Check every line below for the string "matplotlib", and copy the lines that contain it.

MATERIAL PROVIDED:
----------
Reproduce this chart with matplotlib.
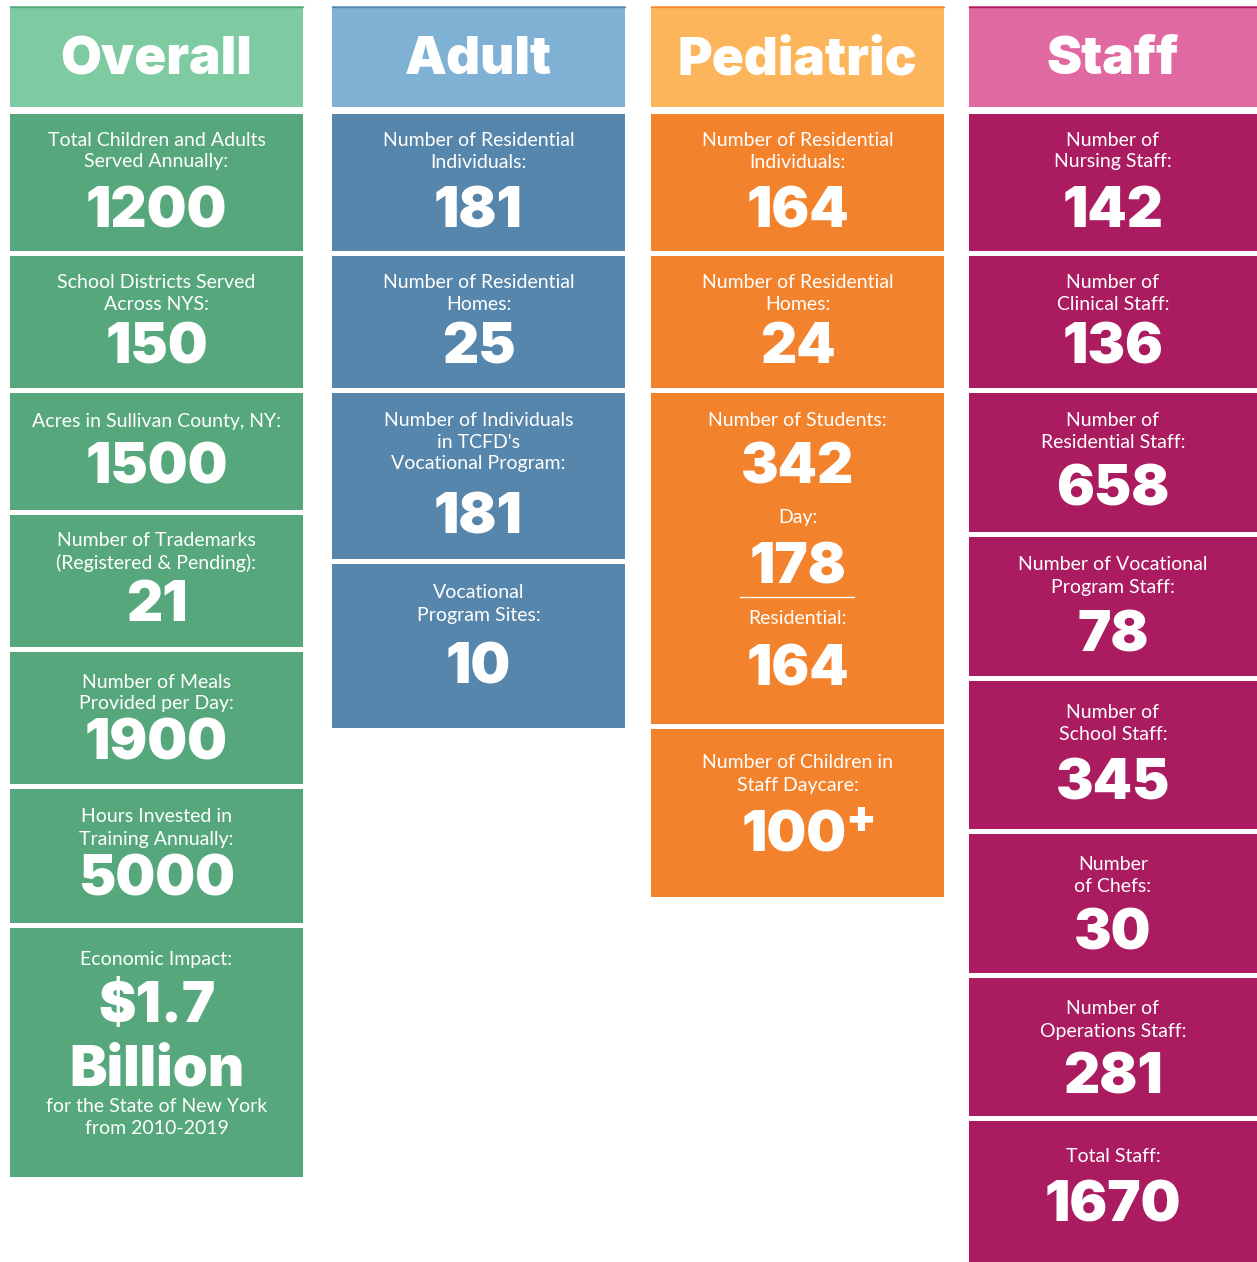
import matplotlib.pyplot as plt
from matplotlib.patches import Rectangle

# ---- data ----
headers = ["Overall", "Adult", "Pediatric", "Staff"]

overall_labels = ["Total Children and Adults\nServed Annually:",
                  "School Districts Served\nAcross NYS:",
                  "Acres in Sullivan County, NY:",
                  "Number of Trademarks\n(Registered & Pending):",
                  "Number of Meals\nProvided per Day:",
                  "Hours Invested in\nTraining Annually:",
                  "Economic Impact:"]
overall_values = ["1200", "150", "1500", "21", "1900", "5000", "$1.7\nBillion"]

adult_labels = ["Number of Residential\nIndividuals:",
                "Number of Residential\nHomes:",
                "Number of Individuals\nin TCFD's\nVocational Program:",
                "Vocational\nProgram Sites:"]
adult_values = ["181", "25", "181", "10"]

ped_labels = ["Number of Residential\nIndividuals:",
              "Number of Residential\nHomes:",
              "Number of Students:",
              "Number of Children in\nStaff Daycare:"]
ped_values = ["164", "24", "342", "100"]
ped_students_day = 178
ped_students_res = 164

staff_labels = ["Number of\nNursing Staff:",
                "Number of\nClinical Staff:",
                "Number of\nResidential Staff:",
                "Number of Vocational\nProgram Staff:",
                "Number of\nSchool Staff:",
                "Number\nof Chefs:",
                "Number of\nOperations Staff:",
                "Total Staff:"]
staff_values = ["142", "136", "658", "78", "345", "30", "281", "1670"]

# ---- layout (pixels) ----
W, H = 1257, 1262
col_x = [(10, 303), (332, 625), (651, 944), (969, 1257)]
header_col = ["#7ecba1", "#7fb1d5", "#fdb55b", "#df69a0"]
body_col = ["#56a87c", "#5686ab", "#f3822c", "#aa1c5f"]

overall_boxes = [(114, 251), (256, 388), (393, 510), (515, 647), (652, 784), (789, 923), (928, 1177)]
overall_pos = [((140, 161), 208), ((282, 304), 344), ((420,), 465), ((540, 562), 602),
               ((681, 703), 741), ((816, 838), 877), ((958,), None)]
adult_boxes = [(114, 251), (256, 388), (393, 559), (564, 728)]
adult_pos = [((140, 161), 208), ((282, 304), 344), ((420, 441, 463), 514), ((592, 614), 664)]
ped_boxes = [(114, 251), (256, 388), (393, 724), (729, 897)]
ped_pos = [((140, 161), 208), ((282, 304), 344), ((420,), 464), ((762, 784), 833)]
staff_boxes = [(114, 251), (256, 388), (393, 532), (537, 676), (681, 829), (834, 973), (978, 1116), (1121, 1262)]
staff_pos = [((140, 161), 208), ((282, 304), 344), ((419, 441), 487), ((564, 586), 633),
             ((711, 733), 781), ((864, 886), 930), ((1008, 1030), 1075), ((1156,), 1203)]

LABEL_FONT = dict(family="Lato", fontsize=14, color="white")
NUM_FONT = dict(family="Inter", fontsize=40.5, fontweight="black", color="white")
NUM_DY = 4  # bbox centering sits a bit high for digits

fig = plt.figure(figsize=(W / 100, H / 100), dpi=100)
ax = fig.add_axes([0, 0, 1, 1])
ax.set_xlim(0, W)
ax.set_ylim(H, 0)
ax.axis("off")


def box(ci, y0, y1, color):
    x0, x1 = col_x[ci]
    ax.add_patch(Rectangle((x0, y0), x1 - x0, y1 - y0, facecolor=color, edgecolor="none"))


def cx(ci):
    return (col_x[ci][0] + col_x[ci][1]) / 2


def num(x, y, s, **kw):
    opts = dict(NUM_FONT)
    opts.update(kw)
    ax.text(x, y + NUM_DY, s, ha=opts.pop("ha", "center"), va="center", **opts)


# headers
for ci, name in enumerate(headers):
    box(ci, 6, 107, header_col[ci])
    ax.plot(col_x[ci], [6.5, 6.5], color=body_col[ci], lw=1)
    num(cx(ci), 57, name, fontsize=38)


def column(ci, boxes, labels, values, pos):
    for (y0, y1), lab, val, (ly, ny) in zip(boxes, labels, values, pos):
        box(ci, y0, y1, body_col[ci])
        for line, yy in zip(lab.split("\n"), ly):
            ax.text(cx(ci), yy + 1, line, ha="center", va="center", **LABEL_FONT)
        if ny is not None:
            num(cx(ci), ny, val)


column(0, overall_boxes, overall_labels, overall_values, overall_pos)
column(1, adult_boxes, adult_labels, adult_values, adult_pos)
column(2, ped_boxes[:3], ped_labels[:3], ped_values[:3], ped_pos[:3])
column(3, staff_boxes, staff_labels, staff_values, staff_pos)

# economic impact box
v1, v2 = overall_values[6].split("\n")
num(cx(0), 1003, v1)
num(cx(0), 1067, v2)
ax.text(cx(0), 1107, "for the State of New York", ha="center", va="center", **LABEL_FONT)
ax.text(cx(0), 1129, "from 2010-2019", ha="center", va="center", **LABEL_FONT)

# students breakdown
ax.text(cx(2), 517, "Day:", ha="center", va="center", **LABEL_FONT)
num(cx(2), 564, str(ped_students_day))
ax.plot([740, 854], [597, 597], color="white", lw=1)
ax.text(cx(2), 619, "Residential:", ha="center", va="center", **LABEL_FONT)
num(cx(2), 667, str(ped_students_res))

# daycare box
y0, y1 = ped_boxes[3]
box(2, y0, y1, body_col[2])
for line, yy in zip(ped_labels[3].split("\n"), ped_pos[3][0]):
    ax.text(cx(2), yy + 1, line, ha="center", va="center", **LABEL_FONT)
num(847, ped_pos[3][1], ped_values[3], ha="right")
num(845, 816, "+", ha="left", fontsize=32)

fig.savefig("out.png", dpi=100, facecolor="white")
----------
CORRECT OUTPUT:
Reproduce this chart with matplotlib.
import matplotlib.pyplot as plt
from matplotlib.patches import Rectangle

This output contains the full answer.